• _WHAT THE TASK ASKS_
The line containing "from matplotlib.ticker import" marks the end: extract everything from the first line of the data through that line, exactly, with no pictures.

• _DATA BLOCK_
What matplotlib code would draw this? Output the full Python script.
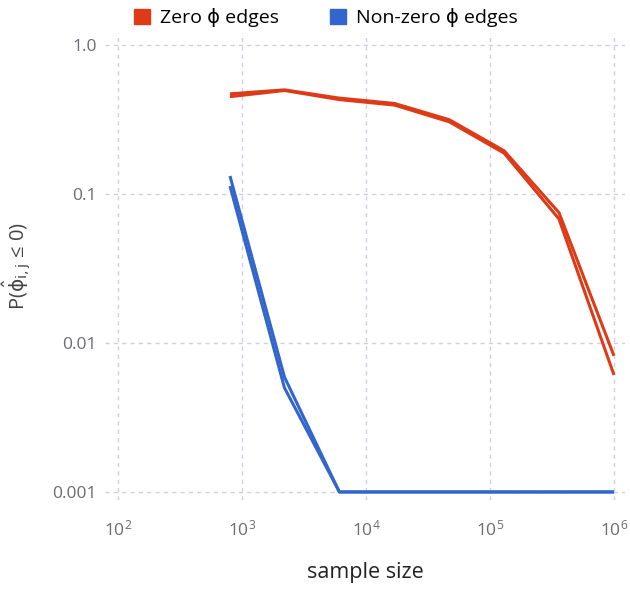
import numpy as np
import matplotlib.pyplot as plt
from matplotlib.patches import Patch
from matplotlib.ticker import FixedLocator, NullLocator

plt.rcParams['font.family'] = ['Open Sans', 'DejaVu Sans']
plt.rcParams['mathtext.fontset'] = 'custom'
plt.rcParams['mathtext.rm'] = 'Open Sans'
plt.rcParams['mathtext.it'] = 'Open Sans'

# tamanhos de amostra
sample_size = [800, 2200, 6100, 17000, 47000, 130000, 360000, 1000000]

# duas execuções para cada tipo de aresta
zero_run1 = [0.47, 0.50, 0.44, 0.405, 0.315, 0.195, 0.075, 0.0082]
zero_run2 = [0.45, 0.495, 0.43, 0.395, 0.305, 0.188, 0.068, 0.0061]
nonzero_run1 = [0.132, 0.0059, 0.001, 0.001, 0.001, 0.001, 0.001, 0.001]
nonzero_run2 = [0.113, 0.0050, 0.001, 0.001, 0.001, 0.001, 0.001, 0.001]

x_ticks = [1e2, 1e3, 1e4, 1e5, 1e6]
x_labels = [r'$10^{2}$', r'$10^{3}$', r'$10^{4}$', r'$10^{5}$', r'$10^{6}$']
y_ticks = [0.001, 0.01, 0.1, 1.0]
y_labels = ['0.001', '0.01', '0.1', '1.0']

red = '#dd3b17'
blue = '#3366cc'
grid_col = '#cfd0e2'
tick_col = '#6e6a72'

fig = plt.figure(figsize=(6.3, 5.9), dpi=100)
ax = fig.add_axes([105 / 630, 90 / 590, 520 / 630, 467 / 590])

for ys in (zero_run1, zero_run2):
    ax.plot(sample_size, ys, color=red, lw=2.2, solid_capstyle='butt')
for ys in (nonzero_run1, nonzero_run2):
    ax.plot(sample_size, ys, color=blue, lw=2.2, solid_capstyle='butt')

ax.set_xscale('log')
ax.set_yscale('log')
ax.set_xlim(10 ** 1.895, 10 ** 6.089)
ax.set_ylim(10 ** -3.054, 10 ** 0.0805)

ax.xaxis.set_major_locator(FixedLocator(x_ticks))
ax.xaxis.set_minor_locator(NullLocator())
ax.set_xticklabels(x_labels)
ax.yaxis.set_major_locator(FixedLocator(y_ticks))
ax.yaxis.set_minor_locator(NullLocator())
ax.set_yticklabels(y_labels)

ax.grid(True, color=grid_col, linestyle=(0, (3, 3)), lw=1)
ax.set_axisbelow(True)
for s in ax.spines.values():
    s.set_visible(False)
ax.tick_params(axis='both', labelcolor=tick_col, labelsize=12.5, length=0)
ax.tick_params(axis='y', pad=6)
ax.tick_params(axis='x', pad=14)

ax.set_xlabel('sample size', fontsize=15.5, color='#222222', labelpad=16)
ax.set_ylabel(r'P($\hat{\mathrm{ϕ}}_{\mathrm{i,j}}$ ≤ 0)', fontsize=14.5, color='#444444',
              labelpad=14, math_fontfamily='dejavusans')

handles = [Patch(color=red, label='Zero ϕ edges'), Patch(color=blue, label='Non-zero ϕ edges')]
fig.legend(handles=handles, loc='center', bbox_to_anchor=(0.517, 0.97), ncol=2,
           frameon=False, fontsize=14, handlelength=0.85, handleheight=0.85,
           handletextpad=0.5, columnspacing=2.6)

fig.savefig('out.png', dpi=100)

• _PROBLEM SOLUTION_
What matplotlib code would draw this? Output the full Python script.
import numpy as np
import matplotlib.pyplot as plt
from matplotlib.patches import Patch
from matplotlib.ticker import FixedLocator, NullLocator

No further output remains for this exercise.